Choosing the right solution
Business needs and goals
Understanding your business needs and goals is crucial when selecting between a data warehouse and a data lake. Organizations must first assess their data requirements, including the data types they handle and their intended use.
A data warehouse might be a better fit if the primary objective of the business data is to perform detailed reporting and analysis on structured data. It provides the reliability and speed needed for generating business insights and supporting decision-making processes.
Conversely, a data lake offers the flexibility and scalability necessary to accommodate these goals if a company aims to leverage diverse data types and engage in exploratory or predictive analytics.
Additionally, businesses should consider the technical capabilities and resources available within their teams. A data warehouse might be more suitable for organizations with established data models, while a data lake could be ideal for those prioritizing innovation and experimentation. Aligning the choice with business objectives ensures the chosen solution effectively supports the overall data strategy.
Cost and maintenance
Cost and maintenance are significant factors when choosing between a data warehouse and a data lake. Data warehouses typically involve higher initial setup costs, given their need for structured schema development and integration with existing systems.

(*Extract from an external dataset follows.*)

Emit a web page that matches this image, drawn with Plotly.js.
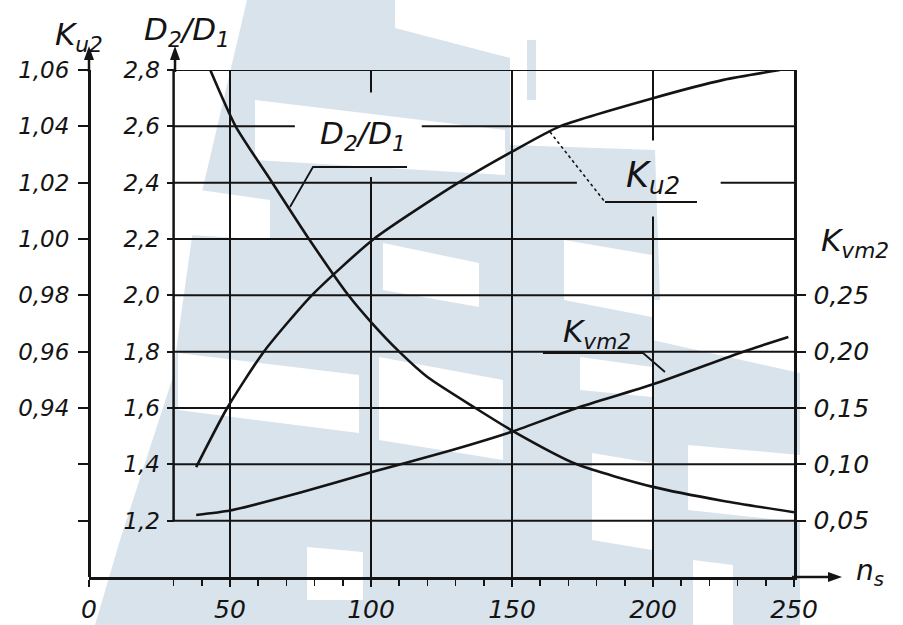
<!DOCTYPE html>
<html><head><meta charset="utf-8">
<script src="https://cdn.plot.ly/plotly-3.0.1.min.js"></script>
<style>html,body{margin:0;padding:0;background:#fff}</style>
</head><body><div id="chart" style="width:903px;height:625px"></div>
<script>
// ---- data ----
const nsD   = [43, 52, 65, 78, 92, 100, 110, 120, 137, 150, 173, 200, 225, 250];
const D2D1  = [2.80, 2.60, 2.40, 2.20, 2.00, 1.905, 1.80, 1.71, 1.60, 1.52, 1.40, 1.32, 1.27, 1.23];
const nsKu  = [38, 49, 62, 79, 101, 131, 150, 167, 200, 225, 245];
const Ku2   = [0.919, 0.94, 0.96, 0.98, 1.00, 1.02, 1.031, 1.04, 1.050, 1.0565, 1.06];
const nsKv  = [38, 50, 75, 100, 125, 150, 173, 200, 232, 248];
const Kvm2  = [0.055, 0.059, 0.075, 0.093, 0.110, 0.129, 0.150, 0.171, 0.200, 0.213];

const xTicks  = [0, 50, 100, 150, 200, 250];
const xMinor  = [30, 40, 60, 70, 80, 90, 110, 120, 130, 140, 160, 170, 180, 190, 210, 220, 230, 240];
const dTicks  = [1.2, 1.4, 1.6, 1.8, 2.0, 2.2, 2.4, 2.6, 2.8];
const kuTicks = [0.94, 0.96, 0.98, 1.00, 1.02, 1.04, 1.06];
const kuMinor = [0.90, 0.92];
const kvTicks = [0.05, 0.10, 0.15, 0.20, 0.25];
const gridX   = [50, 100, 150, 200];

// ---- styling ----
const W = 903, H = 625, L = 89, R = 109, T = 70, B = 48;
const pw = W - L - R, ph = H - T - B;
const px = x => (x - L) / pw, py = y => (H - B - y) / ph;
const ink = '#141414';
const F = s => ({family: 'DejaVu Sans', size: s, color: ink, style: 'italic'});
const comma = (v, d) => v.toFixed(d).replace('.', ',');

// gridline gaps (where hand-drawn lines were interrupted for labels)
const hSeg = {'2.6': [[30, 73], [118, 250]], '2.4': [[30, 173], [224, 250]]};
const vSeg = {'100': [[1.0, 2.42], [2.72, 2.8]], '200': [[1.0, 2.28], [2.55, 2.8]]};

const shapes = [];
const pathOf = (pts, close) => 'M' + pts.map(p => px(p[0]).toFixed(4) + ',' + py(p[1]).toFixed(4)).join('L') + (close ? 'Z' : '');
// watermark (light blue logo behind the scan)
const wm = '#d9e3ec';
const poly = (pts, color, layer) => shapes.push({
  type: 'path', xref: 'paper', yref: 'paper', layer: layer || 'below', fillcolor: color, line: {width: 0},
  path: pathOf(pts, true)
});
poly([[247,0],[395,0],[395,28],[510,58],[510,145],[655,150],[660,300],[800,300],[800,625],[95,625],[120,540],[172,380],[193,230]], wm);
poly([[527,40],[536,40],[536,100],[527,100]], wm);
const whites = [
  [[255,100],[505,130],[505,175],[255,160]],
  [[200,190],[270,200],[270,240],[190,235]],
  [[383,243],[479,263],[479,307],[383,290]],
  [[564,240],[652,255],[652,317],[564,300]],
  [[580,357],[652,367],[652,397],[580,390]],
  [[652,300],[800,300],[800,373],[652,340]],
  [[178,353],[359,375],[359,433],[178,410]],
  [[379,357],[503,380],[503,460],[379,440]],
  [[592,453],[652,463],[652,550],[592,540]],
  [[688,445],[800,455],[800,522],[688,510]],
  [[307,547],[363,552],[363,600],[307,600]],
  [[693,560],[733,565],[733,625],[693,625]]
];
whites.forEach(w => poly(w, '#ffffff'));

// grid
dTicks.forEach(d => {
  const segs = hSeg[d.toFixed(1)] || [[30, 250]];
  segs.forEach(s => shapes.push({type: 'line', xref: 'x', yref: 'y', x0: s[0], x1: s[1], y0: d, y1: d,
    layer: 'below', line: {color: ink, width: 2}}));
});
gridX.forEach(x => {
  const segs = vSeg[String(x)] || [[1.0, 2.8]];
  segs.forEach(s => shapes.push({type: 'line', xref: 'x', yref: 'y', x0: x, x1: x, y0: s[0], y1: s[1],
    layer: 'below', line: {color: ink, width: 2}}));
});
// D2/D1 axis line (from 1,2 upward)
shapes.push({type: 'line', xref: 'x', yref: 'y', x0: 30, x1: 30, y0: 1.2, y1: 2.8, layer: 'below', line: {color: ink, width: 2.5}});

// axis extensions with arrowheads (pixel layout helpers)
const seg = (pts, w, dash) => shapes.push({type: 'path', xref: 'paper', yref: 'paper', layer: 'above',
  line: {color: ink, width: w, dash: dash || 'solid'}, path: pathOf(pts, false)});
seg([[L, 72], [L, 52]], 2.5);
poly([[L, 46], [L - 5, 60], [L + 5, 60]], ink, 'above');
seg([[175, 72], [175, 52]], 2.5);
poly([[175, 46], [170, 60], [180, 60]], ink, 'above');
seg([[792, H - B], [832, H - B]], 2.5);
poly([[842, H - B], [828, H - B - 5], [828, H - B + 5]], ink, 'above');

// leader lines for curve labels
seg([[290,207],[313,167],[407,167]], 1.8);
seg([[550,132],[605,202]], 1.6, 'dot');
seg([[605,202],[697,202]], 1.8);
seg([[543,353],[643,353],[665,372]], 1.8);

const ann = [];
const txt = (x, y, t, s) => ann.push({xref: 'paper', yref: 'paper', x: px(x), y: py(y), text: t,
  showarrow: false, font: F(s), xanchor: 'center', yanchor: 'middle'});
txt(79, 36, 'K<sub>u2</sub>', 31);
txt(187, 31, 'D<sub>2</sub>/D<sub>1</sub>', 31);
txt(855, 243, 'K<sub>vm2</sub>', 31);
txt(870, 572, 'n<sub>s</sub>', 28);
txt(363, 135, 'D<sub>2</sub>/D<sub>1</sub>', 31);
txt(653, 177, 'K<sub>u2</sub>', 35);
txt(597, 333, 'K<sub>vm2</sub>', 31);

const line = {color: ink, width: 2.6, shape: 'spline', smoothing: 0.6};
const data = [
  {x: nsD, y: D2D1, type: 'scatter', mode: 'lines', line: line, yaxis: 'y', hoverinfo: 'skip', showlegend: false},
  {x: nsKu, y: Ku2, type: 'scatter', mode: 'lines', line: line, yaxis: 'y2', hoverinfo: 'skip', showlegend: false},
  {x: nsKv, y: Kvm2, type: 'scatter', mode: 'lines', line: line, yaxis: 'y3', hoverinfo: 'skip', showlegend: false}
];

const layout = {
  width: W, height: H, margin: {l: L, r: R, t: T, b: B, pad: 0},
  paper_bgcolor: '#ffffff', plot_bgcolor: 'rgba(0,0,0,0)', showlegend: false,
  xaxis: {range: [0, 250], tickmode: 'array', tickvals: xTicks, ticktext: xTicks.map(String),
    ticks: 'outside', ticklen: 7, tickwidth: 2, tickcolor: ink, showline: true, linewidth: 2.5, linecolor: ink,
    showgrid: false, zeroline: false, tickfont: F(25), ticklabelstandoff: 1,
    minor: {tickmode: 'array', tickvals: xMinor, ticks: 'outside', ticklen: 6, tickwidth: 1.5, tickcolor: ink, showgrid: false}},
  yaxis: {range: [1.0, 2.8], anchor: 'free', position: 30 / 250, tickmode: 'array', tickvals: dTicks,
    ticktext: dTicks.map(v => comma(v, 1)), ticks: 'outside', ticklen: 7, tickwidth: 2, tickcolor: ink,
    showline: false, showgrid: false, zeroline: false, tickfont: F(23), ticklabelstandoff: 2},
  yaxis2: {overlaying: 'y', range: [0.88, 1.06], anchor: 'free', position: 0, side: 'left', tickmode: 'array',
    tickvals: kuTicks, ticktext: kuTicks.map(v => comma(v, 2)), ticks: 'outside', ticklen: 10, tickwidth: 2, tickcolor: ink,
    showline: true, linewidth: 2.5, linecolor: ink, showgrid: false, zeroline: false, tickfont: F(23), ticklabelstandoff: 4,
    minor: {tickmode: 'array', tickvals: kuMinor, ticks: 'outside', ticklen: 10, tickwidth: 2, tickcolor: ink, showgrid: false}},
  yaxis3: {overlaying: 'y', range: [0, 0.45], anchor: 'x', side: 'right', tickmode: 'array',
    tickvals: kvTicks, ticktext: kvTicks.map(v => comma(v, 2)), ticks: 'outside', ticklen: 9, tickwidth: 2, tickcolor: ink,
    showline: true, linewidth: 2.5, linecolor: ink, showgrid: false, zeroline: false, tickfont: F(25), ticklabelstandoff: 3},
  shapes: shapes, annotations: ann
};
Plotly.newPlot('chart', data, layout, {staticPlot: true, displayModeBar: false});
</script></body></html>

This can also translate into ongoing maintenance expenses due to necessary updates and scaling efforts. However, these costs often align with the benefits they provide regarding performance and data reliability.
In contrast, data lakes offer a more cost-effective storage solution, particularly for organizations dealing with large volumes of diverse data. They use cost-efficient, scalable cloud storage options, which can significantly reduce expenses related to data storage.
However, maintaining a data lake can become complex, especially when ensuring data quality and governance. Organizations must weigh these cost considerations against their data strategy and resources, ensuring that the investment aligns with their long-term business objectives and operational capabilities.
Future trends in Data Storage
The future of data storage is evolving rapidly, influenced by advancements in technology and the increasing volume of data generated. Hybrid solutions that combine the strengths of data warehouses and data lakes, often called "data lakehouses," are gaining traction.
These solutions aim to offer the structured querying capabilities of data warehouses while maintaining the flexibility and scalability of data lakes. Additionally, cloud-based storage and analytics platforms are becoming more sophisticated, providing robust, scalable, and cost-effective options for businesses of all sizes. Real-time data processing and analytics are also on the rise, driven by the need for immediate insights in competitive markets.
Furthermore, advancements in artificial intelligence and machine learning are pushing the boundaries of what can be achieved with stored data. Organizations must stay abreast of these trends to make informed decisions in the data warehouse vs data lake debate, ensuring their data strategy remains future-proof and aligned with technological advancements.